## REQUIRED WORK
Please return nothing but the lines between the line holding "Output the web" and the line holding "11, 11.5, 12];", both ends included, without the pictures.

— begin RECORD EXCERPTS —

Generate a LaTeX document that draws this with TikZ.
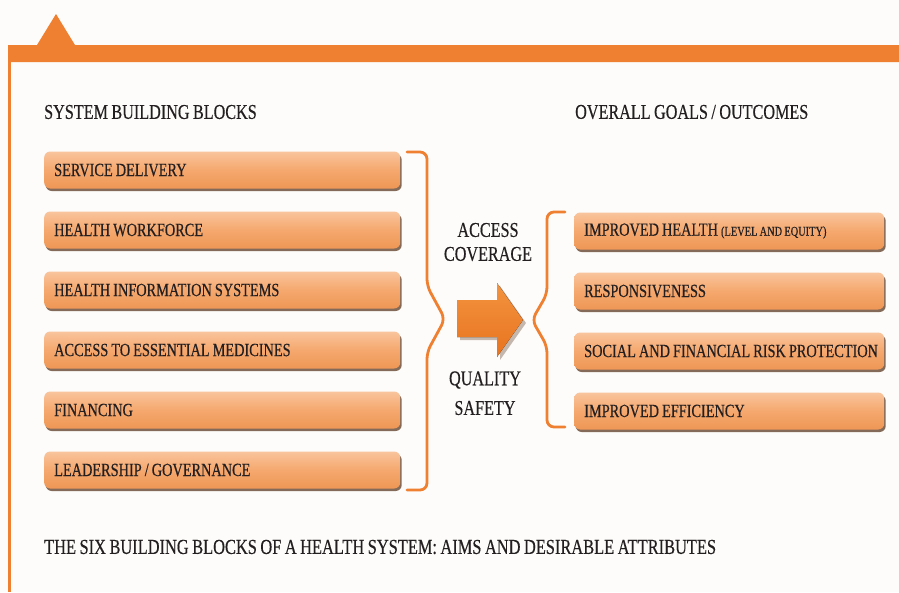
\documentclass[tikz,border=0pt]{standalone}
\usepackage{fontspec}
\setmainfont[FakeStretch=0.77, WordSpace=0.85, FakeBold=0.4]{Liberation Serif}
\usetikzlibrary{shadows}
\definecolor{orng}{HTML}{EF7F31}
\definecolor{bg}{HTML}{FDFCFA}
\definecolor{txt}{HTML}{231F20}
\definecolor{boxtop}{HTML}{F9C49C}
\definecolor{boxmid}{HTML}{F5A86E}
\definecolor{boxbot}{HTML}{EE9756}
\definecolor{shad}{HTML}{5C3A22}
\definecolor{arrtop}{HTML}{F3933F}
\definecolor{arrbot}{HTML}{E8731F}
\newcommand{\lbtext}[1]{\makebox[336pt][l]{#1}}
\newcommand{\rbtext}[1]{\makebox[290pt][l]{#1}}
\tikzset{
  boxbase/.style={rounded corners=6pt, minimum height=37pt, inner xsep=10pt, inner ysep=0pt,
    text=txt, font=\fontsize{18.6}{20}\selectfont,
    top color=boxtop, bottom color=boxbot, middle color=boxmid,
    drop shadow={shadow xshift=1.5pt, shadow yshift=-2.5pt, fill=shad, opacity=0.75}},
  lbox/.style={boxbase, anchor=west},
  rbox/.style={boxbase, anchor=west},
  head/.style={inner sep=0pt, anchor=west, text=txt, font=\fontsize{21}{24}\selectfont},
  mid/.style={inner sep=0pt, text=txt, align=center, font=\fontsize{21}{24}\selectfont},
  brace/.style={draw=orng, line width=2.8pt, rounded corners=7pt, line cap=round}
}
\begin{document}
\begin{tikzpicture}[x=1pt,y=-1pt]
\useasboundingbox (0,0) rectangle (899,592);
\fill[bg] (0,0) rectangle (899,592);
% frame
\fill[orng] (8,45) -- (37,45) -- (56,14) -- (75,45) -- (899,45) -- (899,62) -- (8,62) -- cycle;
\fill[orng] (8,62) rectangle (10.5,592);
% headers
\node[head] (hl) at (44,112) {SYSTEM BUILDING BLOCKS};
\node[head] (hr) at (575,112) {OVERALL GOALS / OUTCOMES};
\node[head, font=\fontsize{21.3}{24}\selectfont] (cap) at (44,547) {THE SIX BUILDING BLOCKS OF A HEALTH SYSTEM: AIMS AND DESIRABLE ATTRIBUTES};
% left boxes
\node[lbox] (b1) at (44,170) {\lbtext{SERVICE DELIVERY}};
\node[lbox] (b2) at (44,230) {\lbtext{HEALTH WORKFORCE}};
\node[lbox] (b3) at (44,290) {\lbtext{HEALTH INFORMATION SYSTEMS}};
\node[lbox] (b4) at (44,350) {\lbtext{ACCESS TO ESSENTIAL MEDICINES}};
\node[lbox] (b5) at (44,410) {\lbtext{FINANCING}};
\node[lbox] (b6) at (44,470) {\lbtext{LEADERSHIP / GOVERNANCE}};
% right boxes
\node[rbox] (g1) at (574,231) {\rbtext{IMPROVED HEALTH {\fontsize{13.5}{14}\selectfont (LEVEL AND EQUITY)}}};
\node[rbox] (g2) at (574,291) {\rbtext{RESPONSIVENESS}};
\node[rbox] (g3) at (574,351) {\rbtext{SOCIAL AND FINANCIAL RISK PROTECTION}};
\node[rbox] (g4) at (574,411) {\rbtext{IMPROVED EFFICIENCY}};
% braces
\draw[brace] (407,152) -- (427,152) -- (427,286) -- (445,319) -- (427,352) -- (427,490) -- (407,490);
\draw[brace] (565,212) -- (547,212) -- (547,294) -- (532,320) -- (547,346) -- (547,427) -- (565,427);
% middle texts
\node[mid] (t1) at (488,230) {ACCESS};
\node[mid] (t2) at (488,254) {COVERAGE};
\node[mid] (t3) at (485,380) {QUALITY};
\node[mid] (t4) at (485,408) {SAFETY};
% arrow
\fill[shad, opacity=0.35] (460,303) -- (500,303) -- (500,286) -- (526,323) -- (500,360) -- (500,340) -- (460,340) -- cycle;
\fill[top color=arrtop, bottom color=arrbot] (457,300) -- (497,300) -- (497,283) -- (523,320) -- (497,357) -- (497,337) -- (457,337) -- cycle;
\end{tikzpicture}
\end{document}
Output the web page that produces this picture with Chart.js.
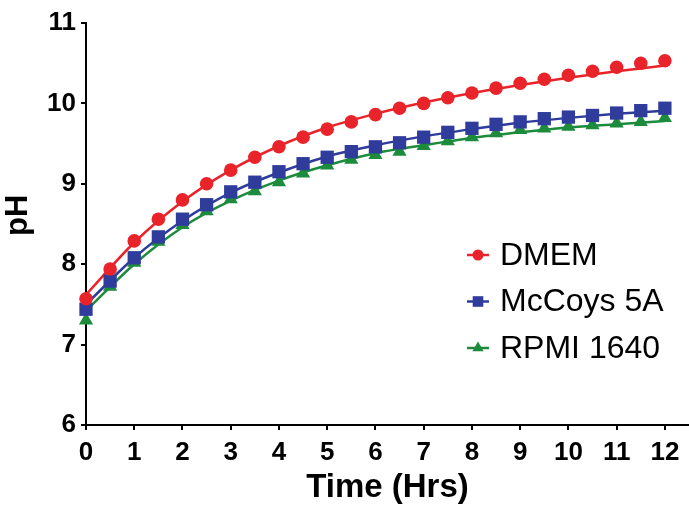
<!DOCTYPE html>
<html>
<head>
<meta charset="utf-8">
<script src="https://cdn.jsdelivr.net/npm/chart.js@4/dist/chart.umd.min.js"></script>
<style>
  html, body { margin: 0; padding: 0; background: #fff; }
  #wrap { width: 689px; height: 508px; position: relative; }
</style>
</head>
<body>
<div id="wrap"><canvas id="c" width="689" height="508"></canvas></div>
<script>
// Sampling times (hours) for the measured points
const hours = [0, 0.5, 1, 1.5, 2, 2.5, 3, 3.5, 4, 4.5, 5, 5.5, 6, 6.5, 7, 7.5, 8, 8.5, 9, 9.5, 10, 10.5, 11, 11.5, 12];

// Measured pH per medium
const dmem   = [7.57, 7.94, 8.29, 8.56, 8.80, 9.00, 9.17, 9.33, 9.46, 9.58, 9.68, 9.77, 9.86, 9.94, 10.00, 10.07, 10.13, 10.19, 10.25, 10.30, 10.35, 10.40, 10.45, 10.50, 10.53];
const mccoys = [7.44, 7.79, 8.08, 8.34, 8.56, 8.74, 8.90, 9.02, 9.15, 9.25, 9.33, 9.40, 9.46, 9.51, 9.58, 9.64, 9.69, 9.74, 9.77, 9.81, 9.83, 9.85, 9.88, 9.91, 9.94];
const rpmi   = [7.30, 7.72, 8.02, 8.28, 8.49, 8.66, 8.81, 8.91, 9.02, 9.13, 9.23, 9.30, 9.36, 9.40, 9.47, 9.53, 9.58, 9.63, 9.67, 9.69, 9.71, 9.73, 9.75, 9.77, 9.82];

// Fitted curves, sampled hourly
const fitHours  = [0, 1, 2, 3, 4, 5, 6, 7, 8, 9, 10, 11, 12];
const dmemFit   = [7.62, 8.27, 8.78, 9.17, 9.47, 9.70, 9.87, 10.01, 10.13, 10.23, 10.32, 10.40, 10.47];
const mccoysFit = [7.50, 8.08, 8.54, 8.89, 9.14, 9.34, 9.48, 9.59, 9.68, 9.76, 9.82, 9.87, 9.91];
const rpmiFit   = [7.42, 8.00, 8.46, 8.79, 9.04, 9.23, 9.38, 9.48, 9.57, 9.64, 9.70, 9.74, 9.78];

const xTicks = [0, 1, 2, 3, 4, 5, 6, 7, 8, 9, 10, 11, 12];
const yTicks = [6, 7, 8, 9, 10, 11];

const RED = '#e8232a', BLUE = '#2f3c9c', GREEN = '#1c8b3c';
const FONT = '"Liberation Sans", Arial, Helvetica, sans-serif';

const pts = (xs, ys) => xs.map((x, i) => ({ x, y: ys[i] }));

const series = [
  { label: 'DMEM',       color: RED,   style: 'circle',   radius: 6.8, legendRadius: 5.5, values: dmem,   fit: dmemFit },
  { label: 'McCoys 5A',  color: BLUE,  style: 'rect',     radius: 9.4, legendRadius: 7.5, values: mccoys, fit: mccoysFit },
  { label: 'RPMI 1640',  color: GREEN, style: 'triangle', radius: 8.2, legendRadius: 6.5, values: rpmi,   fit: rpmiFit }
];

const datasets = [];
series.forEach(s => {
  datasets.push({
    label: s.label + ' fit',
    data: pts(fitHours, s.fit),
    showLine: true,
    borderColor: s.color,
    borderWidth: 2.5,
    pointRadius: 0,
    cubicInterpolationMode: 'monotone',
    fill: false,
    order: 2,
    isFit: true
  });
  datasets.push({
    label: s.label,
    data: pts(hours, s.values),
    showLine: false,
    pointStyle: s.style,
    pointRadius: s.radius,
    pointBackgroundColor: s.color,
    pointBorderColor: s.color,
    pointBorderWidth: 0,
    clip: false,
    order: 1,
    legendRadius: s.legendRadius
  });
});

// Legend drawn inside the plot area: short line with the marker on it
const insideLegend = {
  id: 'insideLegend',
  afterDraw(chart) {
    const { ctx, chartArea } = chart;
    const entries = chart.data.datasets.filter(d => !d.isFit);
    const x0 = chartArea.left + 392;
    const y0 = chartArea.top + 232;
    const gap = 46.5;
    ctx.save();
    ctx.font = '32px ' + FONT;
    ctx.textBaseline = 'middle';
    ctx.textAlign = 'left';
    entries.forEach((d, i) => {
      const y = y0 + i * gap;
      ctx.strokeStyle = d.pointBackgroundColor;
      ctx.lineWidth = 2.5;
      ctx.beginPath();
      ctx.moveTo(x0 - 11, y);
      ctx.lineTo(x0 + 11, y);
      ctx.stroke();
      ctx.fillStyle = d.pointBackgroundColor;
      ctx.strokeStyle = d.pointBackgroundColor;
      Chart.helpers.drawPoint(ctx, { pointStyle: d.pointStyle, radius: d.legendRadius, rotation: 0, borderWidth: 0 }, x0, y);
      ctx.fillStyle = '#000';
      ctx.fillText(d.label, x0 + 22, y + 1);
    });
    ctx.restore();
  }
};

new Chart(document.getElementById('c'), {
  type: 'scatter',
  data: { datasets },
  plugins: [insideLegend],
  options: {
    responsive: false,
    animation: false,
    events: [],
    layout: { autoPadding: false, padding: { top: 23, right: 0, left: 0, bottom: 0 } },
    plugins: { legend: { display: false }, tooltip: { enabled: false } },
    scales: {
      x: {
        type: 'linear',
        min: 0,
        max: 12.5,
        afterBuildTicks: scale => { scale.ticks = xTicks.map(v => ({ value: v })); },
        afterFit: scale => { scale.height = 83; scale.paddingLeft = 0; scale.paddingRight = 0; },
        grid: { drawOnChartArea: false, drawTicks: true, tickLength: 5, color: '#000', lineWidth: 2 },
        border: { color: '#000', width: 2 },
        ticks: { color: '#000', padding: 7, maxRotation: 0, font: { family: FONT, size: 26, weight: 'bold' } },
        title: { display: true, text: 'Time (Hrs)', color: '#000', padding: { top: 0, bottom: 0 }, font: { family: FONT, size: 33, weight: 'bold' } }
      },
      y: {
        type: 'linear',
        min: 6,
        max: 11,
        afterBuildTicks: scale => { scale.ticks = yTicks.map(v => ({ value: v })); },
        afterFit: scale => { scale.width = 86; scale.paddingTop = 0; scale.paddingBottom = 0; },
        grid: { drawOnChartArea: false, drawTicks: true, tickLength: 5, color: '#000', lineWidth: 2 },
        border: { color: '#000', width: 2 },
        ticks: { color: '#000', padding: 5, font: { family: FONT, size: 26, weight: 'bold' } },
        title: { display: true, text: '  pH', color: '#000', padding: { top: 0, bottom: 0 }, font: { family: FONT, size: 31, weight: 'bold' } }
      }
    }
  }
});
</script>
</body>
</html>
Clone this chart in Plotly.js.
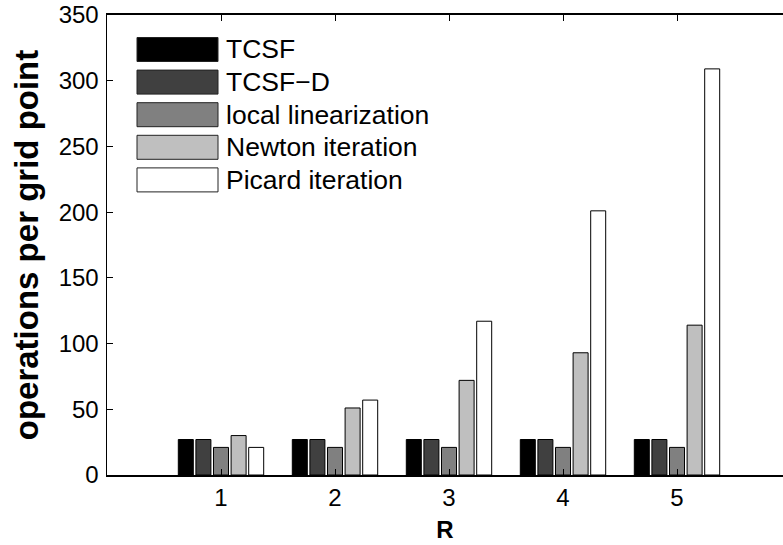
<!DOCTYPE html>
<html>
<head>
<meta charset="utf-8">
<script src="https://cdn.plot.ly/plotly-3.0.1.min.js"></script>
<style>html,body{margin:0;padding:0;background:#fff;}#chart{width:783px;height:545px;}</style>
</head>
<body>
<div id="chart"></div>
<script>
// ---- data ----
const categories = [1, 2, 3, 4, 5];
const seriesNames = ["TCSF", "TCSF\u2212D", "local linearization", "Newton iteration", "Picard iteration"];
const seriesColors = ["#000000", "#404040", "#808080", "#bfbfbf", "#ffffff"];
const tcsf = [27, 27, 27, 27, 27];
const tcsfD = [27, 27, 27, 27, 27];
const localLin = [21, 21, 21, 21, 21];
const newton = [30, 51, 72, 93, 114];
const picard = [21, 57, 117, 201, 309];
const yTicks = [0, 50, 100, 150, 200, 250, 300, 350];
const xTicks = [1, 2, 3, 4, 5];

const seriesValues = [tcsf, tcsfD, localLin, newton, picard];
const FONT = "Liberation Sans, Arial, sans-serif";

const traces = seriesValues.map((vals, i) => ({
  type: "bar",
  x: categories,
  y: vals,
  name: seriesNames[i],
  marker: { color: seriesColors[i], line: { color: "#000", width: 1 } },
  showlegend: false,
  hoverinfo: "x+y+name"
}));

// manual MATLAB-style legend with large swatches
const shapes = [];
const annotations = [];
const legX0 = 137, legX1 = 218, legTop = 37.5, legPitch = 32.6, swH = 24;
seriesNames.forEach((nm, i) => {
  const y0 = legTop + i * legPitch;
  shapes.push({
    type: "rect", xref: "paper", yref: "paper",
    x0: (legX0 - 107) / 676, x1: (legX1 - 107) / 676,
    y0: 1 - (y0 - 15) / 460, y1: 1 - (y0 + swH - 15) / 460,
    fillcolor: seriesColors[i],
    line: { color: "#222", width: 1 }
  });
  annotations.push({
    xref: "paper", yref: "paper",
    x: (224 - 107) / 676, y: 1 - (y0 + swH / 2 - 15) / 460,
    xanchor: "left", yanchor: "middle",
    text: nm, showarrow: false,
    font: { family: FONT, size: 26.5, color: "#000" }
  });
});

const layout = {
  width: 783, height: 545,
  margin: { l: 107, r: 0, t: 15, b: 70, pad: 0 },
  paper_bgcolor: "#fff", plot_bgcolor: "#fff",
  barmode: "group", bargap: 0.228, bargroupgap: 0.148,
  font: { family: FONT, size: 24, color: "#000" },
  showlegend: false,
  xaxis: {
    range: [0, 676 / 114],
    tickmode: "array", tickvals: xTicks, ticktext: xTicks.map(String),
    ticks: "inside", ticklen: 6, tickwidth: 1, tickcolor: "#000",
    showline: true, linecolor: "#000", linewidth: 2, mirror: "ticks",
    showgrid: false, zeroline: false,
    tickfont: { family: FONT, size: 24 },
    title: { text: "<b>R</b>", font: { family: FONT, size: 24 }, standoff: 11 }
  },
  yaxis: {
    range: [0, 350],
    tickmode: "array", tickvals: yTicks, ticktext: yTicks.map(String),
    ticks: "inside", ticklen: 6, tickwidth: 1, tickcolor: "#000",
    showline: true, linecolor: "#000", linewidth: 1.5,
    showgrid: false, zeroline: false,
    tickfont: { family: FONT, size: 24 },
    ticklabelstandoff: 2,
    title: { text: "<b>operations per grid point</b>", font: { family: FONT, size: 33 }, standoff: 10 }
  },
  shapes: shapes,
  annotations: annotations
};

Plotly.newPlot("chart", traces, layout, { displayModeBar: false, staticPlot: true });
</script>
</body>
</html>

— end RECORD EXCERPTS —

## COMPLETED TASK
Output the web page that produces this picture with Chart.js.
<!DOCTYPE html>
<html>
<head>
<meta charset="utf-8">
<script src="https://cdn.jsdelivr.net/npm/chart.js@4/dist/chart.umd.min.js"></script>
<style>
  html, body { margin: 0; padding: 0; background: #fff; }
  #wrap { width: 689px; height: 508px; position: relative; }
</style>
</head>
<body>
<div id="wrap"><canvas id="c" width="689" height="508"></canvas></div>
<script>
// Sampling times (hours) for the measured points
const hours = [0, 0.5, 1, 1.5, 2, 2.5, 3, 3.5, 4, 4.5, 5, 5.5, 6, 6.5, 7, 7.5, 8, 8.5, 9, 9.5, 10, 10.5, 11, 11.5, 12];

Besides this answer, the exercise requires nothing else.